Still, genetics don't tell the whole story.

"We had expected to see some consistencies in the pattern of late diagnosis," Chen said. "We think these disparities are likely to be driven by socio-economic factors."

Access to and quality of health care and treatment are factors that could explain the stark difference in survival rates. In Chen's study, for example, African-American and Hispanic patients were less likely to receive the full course of recommended treatments across every subtype of breast cancer. In contrast, Asian and Pacific Islanders of all ethnicities had similar rates of receiving appropriate treatments to white patients, across all the breast cancer subtypes.

The new study confirms previous research that reached similar conclusions about breast cancer dangers for minority women. According to a study published in the American Journal of Public Health in 2006, black, American Indian, Hawaiian and Hispanic women of Mexican, Puerto Rican and Central and South American descent all had in an increased risk of a late-stage breast cancer diagnosis compared to white women -- though the black-white disparity was the most stark.
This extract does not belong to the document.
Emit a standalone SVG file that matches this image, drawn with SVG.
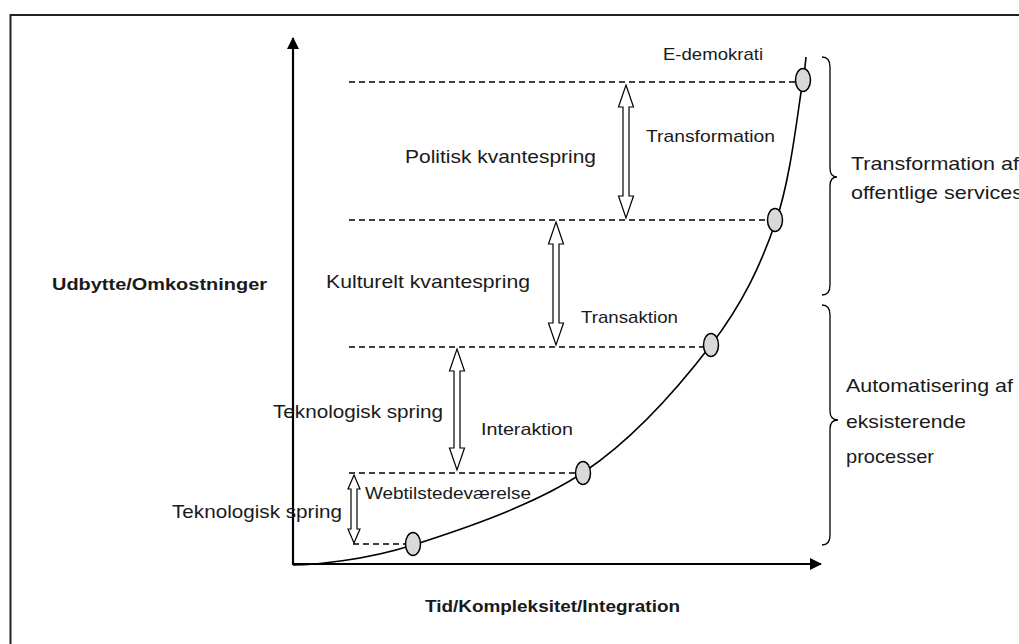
<svg xmlns="http://www.w3.org/2000/svg" width="1019" height="644" viewBox="0 0 1019 644">
<style>
text{font-family:"Liberation Sans",Arial,sans-serif;fill:#1a1a1a}
.s{font-size:17px}
.l{font-size:19px}
.b{font-size:17px;font-weight:bold}
.dash{stroke:#000;stroke-width:1.3;stroke-dasharray:6 4;fill:none}
.dot{fill:#d9d9d9;stroke:#000;stroke-width:1.5}
.dbl{fill:#fff;stroke:#000;stroke-width:1.2}
.brace{fill:none;stroke:#000;stroke-width:1.3}
</style>
<defs>
<marker id="ah" markerWidth="12" markerHeight="12" refX="11" refY="6" orient="auto" markerUnits="userSpaceOnUse" viewBox="0 0 12 12">
<path d="M0,0 L12,6 L0,12 z" fill="#000"/>
</marker>
</defs>
<rect x="0" y="0" width="1019" height="644" fill="#fff"/>
<rect x="10.5" y="15" width="1030" height="660" fill="none" stroke="#222" stroke-width="2"/>

<g id="axes">
<line x1="293" y1="565" x2="293" y2="38" stroke="#000" stroke-width="2.2" marker-end="url(#ah)"/>
<line x1="292" y1="564" x2="821" y2="564" stroke="#000" stroke-width="2.2" marker-end="url(#ah)"/>
</g>

<g id="connectors">
<line class="dash" x1="349" y1="82" x2="795" y2="82"/>
<line class="dash" x1="349" y1="220" x2="768" y2="220"/>
<line class="dash" x1="349" y1="347" x2="704" y2="347"/>
<line class="dash" x1="349" y1="473" x2="576" y2="473"/>
<line class="dash" x1="353" y1="544" x2="406" y2="544"/>
<path d="M293,565 C313,565 364.5,560.5 413,545 C461.5,529.5 534.3,505.3 584,472 C633.7,438.7 679,386.8 711,345 C743,303.2 760.7,265.2 776,221 C791.3,176.8 798,107.3 803,80 C804.5,72 805.5,64 806,57" fill="none" stroke="#000" stroke-width="1.6"/>
<polygon class="dbl" points="626,85 633.5,107 629,107 629,196 633.5,196 626,218 618.5,196 623,196 623,107 618.5,107"/>
<polygon class="dbl" points="556,222 563.5,244 559,244 559,323 563.5,323 556,345 548.5,323 553,323 553,244 548.5,244"/>
<polygon class="dbl" points="457,349 464.5,371 460,371 460,448 464.5,448 457,470 449.5,448 454,448 454,371 449.5,371"/>
<polygon class="dbl" points="354,475 360,489 357,489 357,529 360,529 354,543 348,529 351,529 351,489 348,489"/>
<path class="brace" d="M822,57 Q830,57 830,67 L830,168 Q830,177 837,177 Q830,177 830,186 L830,285 Q830,295 822,295"/>
<path class="brace" d="M822,305 Q830,305 830,315 L830,411 Q830,420 838,420 Q830,420 830,429 L830,535 Q830,545 822,545"/>
</g>

<g id="node-e-demokrati">
<ellipse class="dot" cx="803" cy="80" rx="7.5" ry="11.5"/>
<text class="s" x="663" y="60" textLength="100" lengthAdjust="spacingAndGlyphs">E-demokrati</text>
</g>
<g id="node-transformation">
<ellipse class="dot" cx="775" cy="220" rx="7.5" ry="11.5"/>
<text class="s" x="646" y="142" textLength="129" lengthAdjust="spacingAndGlyphs">Transformation</text>
</g>
<g id="node-transaktion">
<ellipse class="dot" cx="711" cy="345" rx="7.5" ry="11.5"/>
<text class="s" x="581" y="323" textLength="97" lengthAdjust="spacingAndGlyphs">Transaktion</text>
</g>
<g id="node-interaktion">
<ellipse class="dot" cx="583" cy="473" rx="7.5" ry="11.5"/>
<text class="s" x="481" y="435" textLength="92" lengthAdjust="spacingAndGlyphs">Interaktion</text>
</g>
<g id="node-webtilstedevaerelse">
<ellipse class="dot" cx="413" cy="544" rx="7.5" ry="11.5"/>
<text class="s" x="365" y="499" textLength="166" lengthAdjust="spacingAndGlyphs">Webtilstedeværelse</text>
</g>

<g id="labels">
<text class="l" x="405" y="163" textLength="191" lengthAdjust="spacingAndGlyphs">Politisk kvantespring</text>
<text class="l" x="326" y="288" textLength="204" lengthAdjust="spacingAndGlyphs">Kulturelt kvantespring</text>
<text class="l" x="273" y="418" textLength="170" lengthAdjust="spacingAndGlyphs">Teknologisk spring</text>
<text class="l" x="172" y="518" textLength="170" lengthAdjust="spacingAndGlyphs">Teknologisk spring</text>
<text class="b" x="52" y="290" textLength="215" lengthAdjust="spacingAndGlyphs">Udbytte/Omkostninger</text>
<text class="b" x="425" y="612" textLength="255" lengthAdjust="spacingAndGlyphs">Tid/Kompleksitet/Integration</text>
<text class="l" x="851" y="170" textLength="168" lengthAdjust="spacingAndGlyphs">Transformation af</text>
<text class="l" x="851" y="199" textLength="172" lengthAdjust="spacingAndGlyphs">offentlige services</text>
<text class="l" x="846" y="392" textLength="167" lengthAdjust="spacingAndGlyphs">Automatisering af</text>
<text class="l" x="846" y="428" textLength="120" lengthAdjust="spacingAndGlyphs">eksisterende</text>
<text class="l" x="846" y="463" textLength="88" lengthAdjust="spacingAndGlyphs">processer</text>
</g>
</svg>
And a different study, published last year in the journal Cancer Epidemiology, found that the black-white breast cancer survival gap is growing. While the rate of breast cancer deaths was 17 percent higher for blacks than it was for whites in the early 1990s, by 2009 the gap had widened to 40 percent.

In cities, the disparity was even more stark. In Nashville, Tennessee, one of the worst cases, the survival gap is a staggering 111 percent.

Small changes are underway that may make a dent in disparities. The Affordable Care Act, for example, is expected to decrease the number of uninsured black patients from 20 percent to 11 percent by 2016. But generally, the new research is a sobering reminder of how much ground is left to cover.